■ Written problem
How many lines in the records below contain the word "this"? Give only the number.

Records from a data source:
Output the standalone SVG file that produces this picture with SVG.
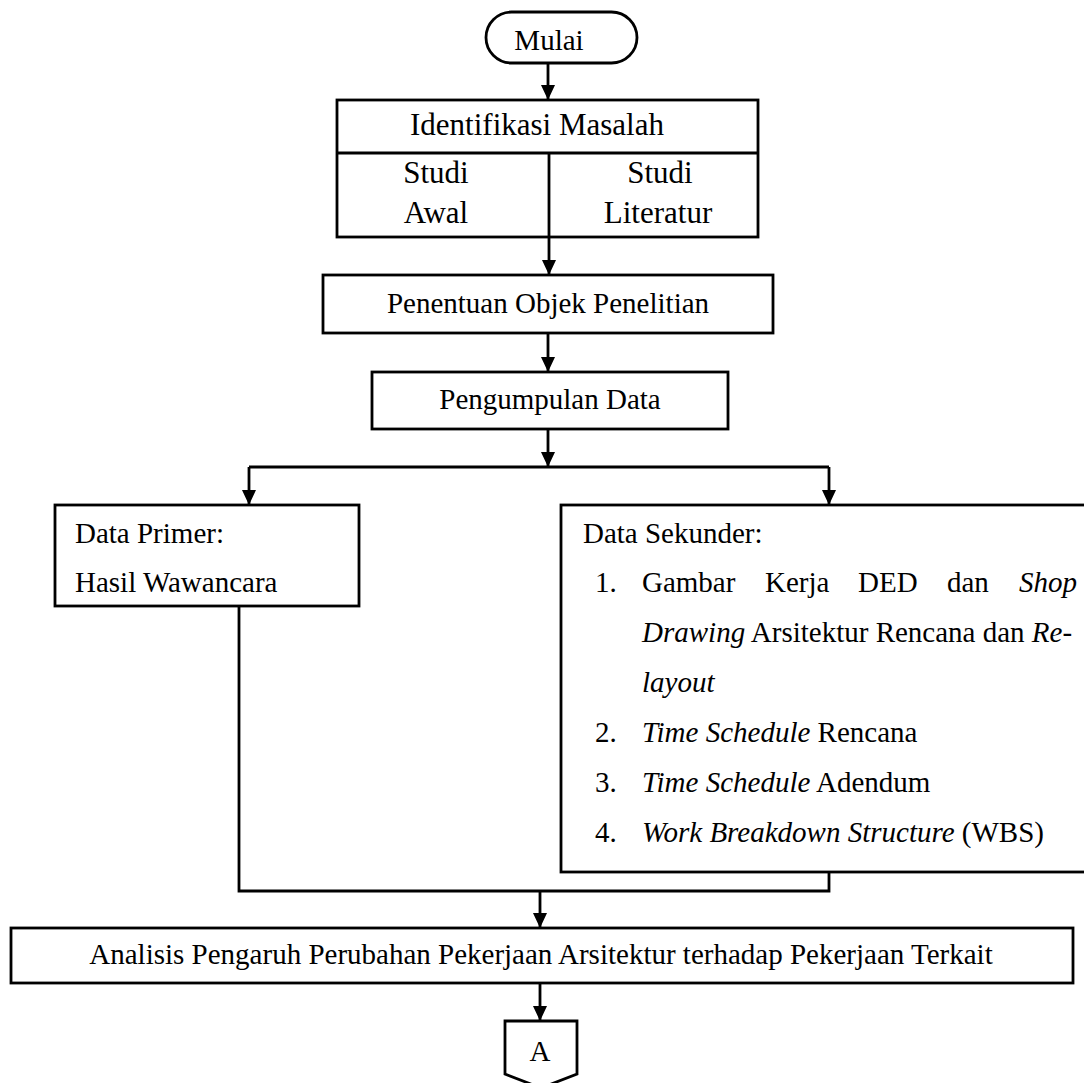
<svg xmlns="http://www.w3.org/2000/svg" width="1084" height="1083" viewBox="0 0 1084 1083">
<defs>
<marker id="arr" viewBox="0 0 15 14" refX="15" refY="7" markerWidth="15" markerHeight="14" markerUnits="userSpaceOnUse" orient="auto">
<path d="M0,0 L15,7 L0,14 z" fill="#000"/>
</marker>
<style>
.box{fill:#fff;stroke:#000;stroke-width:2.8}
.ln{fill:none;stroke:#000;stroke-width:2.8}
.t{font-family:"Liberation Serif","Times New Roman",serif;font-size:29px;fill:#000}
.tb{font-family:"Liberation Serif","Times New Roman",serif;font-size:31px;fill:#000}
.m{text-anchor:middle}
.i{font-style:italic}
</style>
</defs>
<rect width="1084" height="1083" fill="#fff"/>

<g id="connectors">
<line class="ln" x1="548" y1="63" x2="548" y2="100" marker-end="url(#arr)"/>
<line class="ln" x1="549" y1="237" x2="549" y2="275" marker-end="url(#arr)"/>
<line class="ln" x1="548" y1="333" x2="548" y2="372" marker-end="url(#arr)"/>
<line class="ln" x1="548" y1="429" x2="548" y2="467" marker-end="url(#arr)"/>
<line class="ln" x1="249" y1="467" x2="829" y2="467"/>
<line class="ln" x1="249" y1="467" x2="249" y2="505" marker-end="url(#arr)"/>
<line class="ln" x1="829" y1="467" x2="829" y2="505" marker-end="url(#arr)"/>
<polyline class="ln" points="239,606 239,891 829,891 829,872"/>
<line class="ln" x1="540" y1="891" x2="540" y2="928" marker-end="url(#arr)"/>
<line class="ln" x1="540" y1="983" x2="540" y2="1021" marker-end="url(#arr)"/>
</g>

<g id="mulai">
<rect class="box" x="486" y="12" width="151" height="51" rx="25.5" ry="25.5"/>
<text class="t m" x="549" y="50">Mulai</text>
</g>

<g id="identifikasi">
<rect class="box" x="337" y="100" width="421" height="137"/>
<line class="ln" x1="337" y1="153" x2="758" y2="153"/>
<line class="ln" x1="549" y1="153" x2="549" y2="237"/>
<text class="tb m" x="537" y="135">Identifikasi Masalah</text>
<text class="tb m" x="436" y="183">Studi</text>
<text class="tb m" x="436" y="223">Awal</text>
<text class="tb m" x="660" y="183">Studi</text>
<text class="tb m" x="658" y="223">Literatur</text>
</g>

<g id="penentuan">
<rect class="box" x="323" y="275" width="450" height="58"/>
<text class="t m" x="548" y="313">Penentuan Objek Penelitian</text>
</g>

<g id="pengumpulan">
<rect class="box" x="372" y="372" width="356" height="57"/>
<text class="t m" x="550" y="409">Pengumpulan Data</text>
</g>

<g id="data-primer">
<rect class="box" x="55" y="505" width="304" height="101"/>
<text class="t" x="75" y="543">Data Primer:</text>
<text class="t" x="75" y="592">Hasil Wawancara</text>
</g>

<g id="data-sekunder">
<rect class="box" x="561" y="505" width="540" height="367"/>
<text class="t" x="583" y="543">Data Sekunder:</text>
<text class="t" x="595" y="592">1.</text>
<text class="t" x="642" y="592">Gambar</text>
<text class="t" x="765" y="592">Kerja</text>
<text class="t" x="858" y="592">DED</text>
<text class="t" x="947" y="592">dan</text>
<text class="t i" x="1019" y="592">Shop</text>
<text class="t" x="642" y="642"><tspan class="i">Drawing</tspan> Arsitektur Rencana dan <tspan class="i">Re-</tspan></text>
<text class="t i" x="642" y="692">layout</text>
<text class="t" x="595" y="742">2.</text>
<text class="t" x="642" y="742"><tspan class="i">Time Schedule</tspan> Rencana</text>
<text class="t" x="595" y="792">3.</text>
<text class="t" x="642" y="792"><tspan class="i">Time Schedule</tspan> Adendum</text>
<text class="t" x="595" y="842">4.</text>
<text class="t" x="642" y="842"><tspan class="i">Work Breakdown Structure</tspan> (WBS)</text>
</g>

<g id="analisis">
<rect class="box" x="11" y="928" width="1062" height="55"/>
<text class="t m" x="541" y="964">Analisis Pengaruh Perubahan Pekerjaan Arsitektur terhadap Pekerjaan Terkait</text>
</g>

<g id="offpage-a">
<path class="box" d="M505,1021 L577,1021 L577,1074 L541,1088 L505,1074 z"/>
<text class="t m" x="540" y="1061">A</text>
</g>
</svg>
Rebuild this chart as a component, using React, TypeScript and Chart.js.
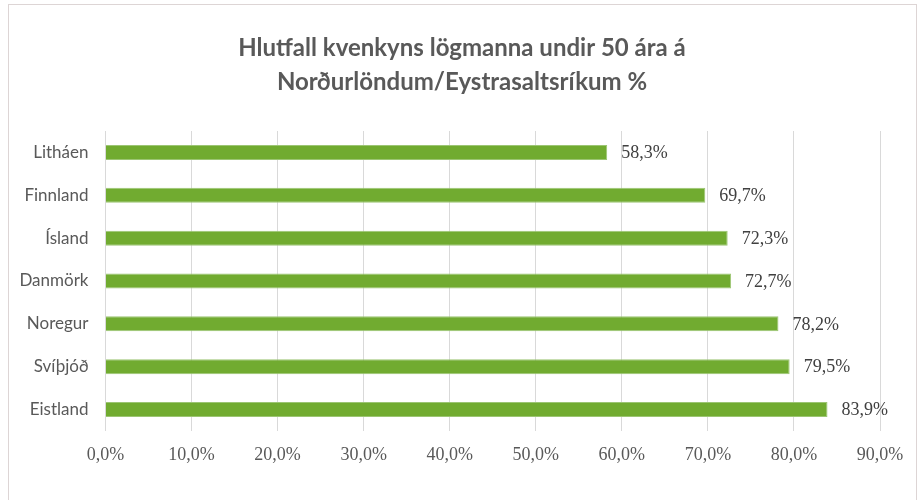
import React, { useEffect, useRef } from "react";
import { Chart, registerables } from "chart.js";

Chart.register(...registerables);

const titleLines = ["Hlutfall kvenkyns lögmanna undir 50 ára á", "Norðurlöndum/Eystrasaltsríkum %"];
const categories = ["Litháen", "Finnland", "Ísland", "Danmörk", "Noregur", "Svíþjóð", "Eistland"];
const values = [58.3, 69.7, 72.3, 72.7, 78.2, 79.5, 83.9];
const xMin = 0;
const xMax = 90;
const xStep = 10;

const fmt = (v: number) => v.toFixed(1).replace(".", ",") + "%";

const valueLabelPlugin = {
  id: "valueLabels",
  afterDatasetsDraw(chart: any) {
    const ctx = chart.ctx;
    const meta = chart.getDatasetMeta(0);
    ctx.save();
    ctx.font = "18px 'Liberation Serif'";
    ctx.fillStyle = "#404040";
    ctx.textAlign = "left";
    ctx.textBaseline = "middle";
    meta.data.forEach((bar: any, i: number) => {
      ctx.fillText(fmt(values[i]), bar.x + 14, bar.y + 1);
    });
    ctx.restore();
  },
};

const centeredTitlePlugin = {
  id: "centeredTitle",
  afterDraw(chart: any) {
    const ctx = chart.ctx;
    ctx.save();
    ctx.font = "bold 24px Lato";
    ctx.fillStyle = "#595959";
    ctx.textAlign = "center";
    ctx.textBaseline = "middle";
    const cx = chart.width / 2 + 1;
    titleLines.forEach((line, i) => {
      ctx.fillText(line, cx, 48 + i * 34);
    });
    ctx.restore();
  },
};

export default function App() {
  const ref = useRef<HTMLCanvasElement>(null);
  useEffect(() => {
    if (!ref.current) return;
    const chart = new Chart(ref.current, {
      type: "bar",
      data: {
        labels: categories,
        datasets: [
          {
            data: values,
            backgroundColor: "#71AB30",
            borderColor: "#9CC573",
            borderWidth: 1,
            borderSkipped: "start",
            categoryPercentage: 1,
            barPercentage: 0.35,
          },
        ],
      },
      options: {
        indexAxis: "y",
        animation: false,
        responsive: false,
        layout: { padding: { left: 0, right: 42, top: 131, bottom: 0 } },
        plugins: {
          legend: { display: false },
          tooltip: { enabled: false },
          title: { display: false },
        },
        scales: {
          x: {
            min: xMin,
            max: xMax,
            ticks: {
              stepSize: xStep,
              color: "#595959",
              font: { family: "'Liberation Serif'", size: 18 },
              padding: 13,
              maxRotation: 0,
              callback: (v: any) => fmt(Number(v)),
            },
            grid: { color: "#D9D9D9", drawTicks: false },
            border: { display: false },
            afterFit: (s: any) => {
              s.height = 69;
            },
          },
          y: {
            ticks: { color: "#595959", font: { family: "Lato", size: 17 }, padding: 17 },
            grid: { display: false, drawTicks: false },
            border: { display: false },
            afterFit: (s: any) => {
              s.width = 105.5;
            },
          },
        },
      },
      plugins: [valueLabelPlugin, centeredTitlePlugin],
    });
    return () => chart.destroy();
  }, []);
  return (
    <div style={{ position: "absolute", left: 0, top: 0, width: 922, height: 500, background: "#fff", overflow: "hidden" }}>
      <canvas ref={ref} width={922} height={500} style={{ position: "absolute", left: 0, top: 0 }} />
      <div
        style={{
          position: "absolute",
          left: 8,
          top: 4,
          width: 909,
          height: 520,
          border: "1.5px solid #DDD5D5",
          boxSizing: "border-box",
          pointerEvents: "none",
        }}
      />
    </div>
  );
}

■ Written solution
2